Last week, the opposition delegation delivered a document to the mediators and the government delegation, in which they denounced 33 violations of the previously-signed commitments. For instance, in the Barbados agreement, it was established that the presidential elections would be held in the second-half of 2024. The document included proposals that ranged from the last week of March to December. The ruling PSUV, however, hasn’t publicly presented its date. “We’ve decided to [offer up] all the dates proposed by all the factions that participated in this round of dialogue,” Rodríguez noted. In addition, the government spokesman has stated that — over the next 12 months — regional and municipal elections will also be held, in addition to the federal legislative ones.

Specialists in electoral matters maintain that at least six months are needed from the official announcement of elections to be able to comply with all the audit processes and to produce sufficient materials, such as ballots and booths. Other key aspects — such as the updating of the voter registry — should occur even sooner.

Nearly eight million Venezuelan migrants live beyond the country’s borders. And, despite the fact that many of them have permanent residence elsewhere, they continue to be left in limbo, unable to register or vote from abroad. Any kind of formal registration is made even more difficult in the numerous countries from which the Venezuelan government has withdrawn its diplomatic representation.

“How does a Venezuelan vote in the United States? They can’t, because we’re not allowed to have electoral representation. How does a Venezuelan vote in Argentina? If we send the electoral material [to Buenos Aires], the crazy person can steal it. There’s no way to guarantee that the psychopath won’t do something like that,” Rodríguez commented, in reference to far-right President Javier Milei, using the newly-elected Argentine’s leader’s volatility to justify the obstacles to voting abroad.

Last October, in Barbados, the Venezuelan government also agreed to have international observers monitor the elections, from institutions such as the European Union and the Carter Center. Their participation requires sufficient advance notice. But on the point regarding respect for the opposition coalition’s internal political processes — and on the point regarding the lifting of political bans that have been imposed on certain opposition candidates, such as María Corina Machado — the agreements have foundered.
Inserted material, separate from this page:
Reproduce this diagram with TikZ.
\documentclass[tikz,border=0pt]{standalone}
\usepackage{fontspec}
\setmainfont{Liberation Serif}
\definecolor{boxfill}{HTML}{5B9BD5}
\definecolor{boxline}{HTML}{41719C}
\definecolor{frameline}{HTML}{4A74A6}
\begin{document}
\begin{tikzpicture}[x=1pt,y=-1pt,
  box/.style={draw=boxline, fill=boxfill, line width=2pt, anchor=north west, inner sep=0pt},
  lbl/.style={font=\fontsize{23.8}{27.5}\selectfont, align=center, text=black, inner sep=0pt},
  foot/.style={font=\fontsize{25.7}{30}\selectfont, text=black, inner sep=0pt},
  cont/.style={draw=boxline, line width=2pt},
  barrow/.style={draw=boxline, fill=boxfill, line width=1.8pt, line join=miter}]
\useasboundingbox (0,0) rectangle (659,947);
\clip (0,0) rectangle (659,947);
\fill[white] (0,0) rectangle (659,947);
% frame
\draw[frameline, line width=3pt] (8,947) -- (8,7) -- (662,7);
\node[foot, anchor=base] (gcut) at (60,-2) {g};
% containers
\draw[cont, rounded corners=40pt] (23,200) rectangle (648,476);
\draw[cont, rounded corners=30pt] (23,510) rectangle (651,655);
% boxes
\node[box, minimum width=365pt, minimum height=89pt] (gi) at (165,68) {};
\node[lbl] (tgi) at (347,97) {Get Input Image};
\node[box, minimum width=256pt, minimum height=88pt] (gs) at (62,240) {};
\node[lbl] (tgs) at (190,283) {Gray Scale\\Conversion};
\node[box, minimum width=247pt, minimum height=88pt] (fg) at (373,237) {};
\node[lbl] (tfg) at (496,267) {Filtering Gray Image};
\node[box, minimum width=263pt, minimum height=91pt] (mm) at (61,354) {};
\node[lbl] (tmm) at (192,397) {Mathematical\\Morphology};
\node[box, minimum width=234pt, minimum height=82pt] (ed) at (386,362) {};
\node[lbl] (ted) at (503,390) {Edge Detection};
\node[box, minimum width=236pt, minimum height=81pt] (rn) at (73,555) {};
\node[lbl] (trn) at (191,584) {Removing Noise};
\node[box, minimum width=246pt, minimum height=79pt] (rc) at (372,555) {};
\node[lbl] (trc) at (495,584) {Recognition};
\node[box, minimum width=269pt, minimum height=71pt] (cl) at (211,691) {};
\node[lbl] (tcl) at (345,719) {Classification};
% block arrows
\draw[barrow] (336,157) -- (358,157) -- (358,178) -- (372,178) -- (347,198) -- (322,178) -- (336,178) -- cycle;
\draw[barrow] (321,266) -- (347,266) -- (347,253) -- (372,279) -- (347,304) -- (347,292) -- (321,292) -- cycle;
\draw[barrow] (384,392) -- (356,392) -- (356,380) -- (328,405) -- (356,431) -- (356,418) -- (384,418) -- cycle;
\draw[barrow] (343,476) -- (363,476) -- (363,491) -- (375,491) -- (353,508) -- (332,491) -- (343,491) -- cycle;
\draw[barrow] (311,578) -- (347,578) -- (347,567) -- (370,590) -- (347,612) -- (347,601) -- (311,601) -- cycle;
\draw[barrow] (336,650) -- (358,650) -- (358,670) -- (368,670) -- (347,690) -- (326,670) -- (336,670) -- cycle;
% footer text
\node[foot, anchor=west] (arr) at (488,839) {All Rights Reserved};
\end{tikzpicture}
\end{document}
The government has blocked Machado’s participation and seems determined not to give in on that aspect. A ruling by the Supreme Court of Justice also annulled the results of the 2023 opposition primaries that saw surprising voter turnout (more than two million Venezuelans) amidst logistical difficulties, with the organizers of the process under investigation by the Attorney General’s Office.

Over the course of February 2024, the scandal caused by the arrest of the lawyer and activist Rocío San Miguel — and the subsequent expulsion from the country of members of the office of the U.N. High Commissioner for Human Rights — once again raised alarm bells about the stagnation of the Venezuelan political crisis. The elections are crucial for Maduro to lift the weight of illegitimacy that he has been carrying since 2018, when he was re-elected in an early election, in which a large part of the opposition candidates were disqualified. The 2024 elections are also crucial for the opposition and for the Venezuelans who aspire to open up a window to political change in their country.

After 11 years in power, Maduro continues in his role as the candidate, despite the fact that most polls show him with an approval rating at or below 20%. And Machado is continuing her campaign stops around the country, in the hopes that she will still be allowed to compete. In the coming days — according to Rodríguez — there will be news about the date of the elections.